• Aim of the task:
No images are to be carried over; print all other material exactly as it stands.

• Supplied material:
———

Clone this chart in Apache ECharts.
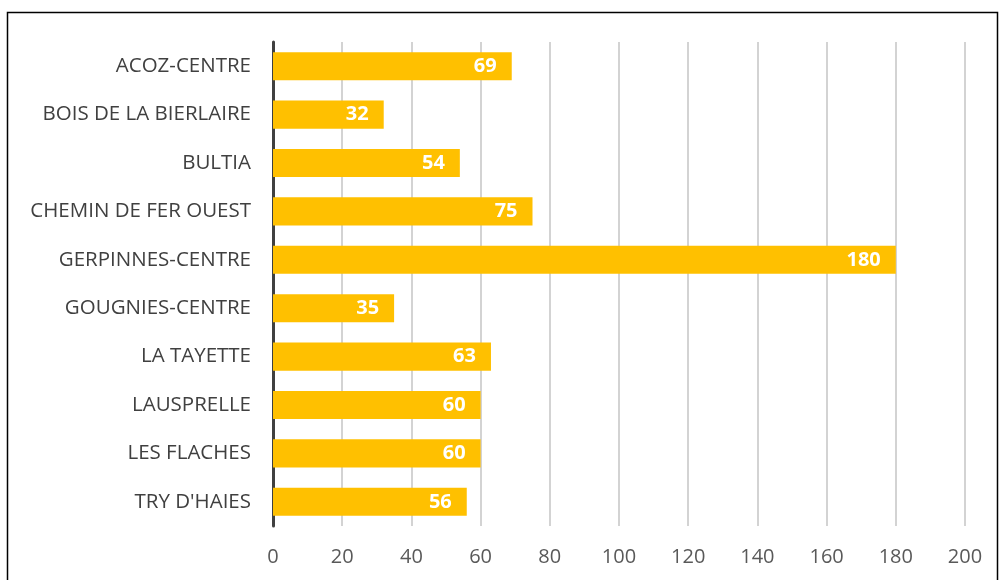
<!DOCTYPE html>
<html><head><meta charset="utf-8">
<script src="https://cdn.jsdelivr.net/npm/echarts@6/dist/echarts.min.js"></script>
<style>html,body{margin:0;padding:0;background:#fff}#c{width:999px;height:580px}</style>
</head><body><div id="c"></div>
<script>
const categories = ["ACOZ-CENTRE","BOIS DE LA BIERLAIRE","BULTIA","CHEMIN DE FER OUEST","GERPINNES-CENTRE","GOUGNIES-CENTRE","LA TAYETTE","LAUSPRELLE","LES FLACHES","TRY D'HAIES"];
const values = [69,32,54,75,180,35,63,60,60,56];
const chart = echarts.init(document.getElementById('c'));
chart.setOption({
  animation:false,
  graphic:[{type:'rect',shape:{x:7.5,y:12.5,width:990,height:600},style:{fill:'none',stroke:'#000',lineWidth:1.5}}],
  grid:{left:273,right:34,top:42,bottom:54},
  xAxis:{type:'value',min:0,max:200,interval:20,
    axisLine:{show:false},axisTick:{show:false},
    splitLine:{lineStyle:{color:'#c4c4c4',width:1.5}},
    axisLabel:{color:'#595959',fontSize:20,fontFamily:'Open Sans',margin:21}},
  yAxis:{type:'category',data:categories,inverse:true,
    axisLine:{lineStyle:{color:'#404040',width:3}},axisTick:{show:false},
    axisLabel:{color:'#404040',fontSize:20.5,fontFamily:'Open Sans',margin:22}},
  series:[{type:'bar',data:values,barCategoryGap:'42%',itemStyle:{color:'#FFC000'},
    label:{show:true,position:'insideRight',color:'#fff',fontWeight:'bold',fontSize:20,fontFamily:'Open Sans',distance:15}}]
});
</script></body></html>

———

• Answer in full:
Clone this chart in Apache ECharts.
<!DOCTYPE html>
<html><head><meta charset="utf-8">
<script src="https://cdn.jsdelivr.net/npm/echarts@6/dist/echarts.min.js"></script>
<style>html,body{margin:0;padding:0;background:#fff}#c{width:999px;height:580px}</style>
</head><body><div id="c"></div>
<script>
const categories = ["ACOZ-CENTRE","BOIS DE LA BIERLAIRE","BULTIA","CHEMIN DE FER OUEST","GERPINNES-CENTRE","GOUGNIES-CENTRE","LA TAYETTE","LAUSPRELLE","LES FLACHES","TRY D'HAIES"];
const values = [69,32,54,75,180,35,63,60,60,56];
const chart = echarts.init(document.getElementById('c'));
chart.setOption({
  animation:false,
  graphic:[{type:'rect',shape:{x:7.5,y:12.5,width:990,height:600},style:{fill:'none',stroke:'#000',lineWidth:1.5}}],
  grid:{left:273,right:34,top:42,bottom:54},
  xAxis:{type:'value',min:0,max:200,interval:20,
    axisLine:{show:false},axisTick:{show:false},
    splitLine:{lineStyle:{color:'#c4c4c4',width:1.5}},
    axisLabel:{color:'#595959',fontSize:20,fontFamily:'Open Sans',margin:21}},
  yAxis:{type:'category',data:categories,inverse:true,
    axisLine:{lineStyle:{color:'#404040',width:3}},axisTick:{show:false},
    axisLabel:{color:'#404040',fontSize:20.5,fontFamily:'Open Sans',margin:22}},
  series:[{type:'bar',data:values,barCategoryGap:'42%',itemStyle:{color:'#FFC000'},
    label:{show:true,position:'insideRight',color:'#fff',fontWeight:'bold',fontSize:20,fontFamily:'Open Sans',distance:15}}]
});
</script></body></html>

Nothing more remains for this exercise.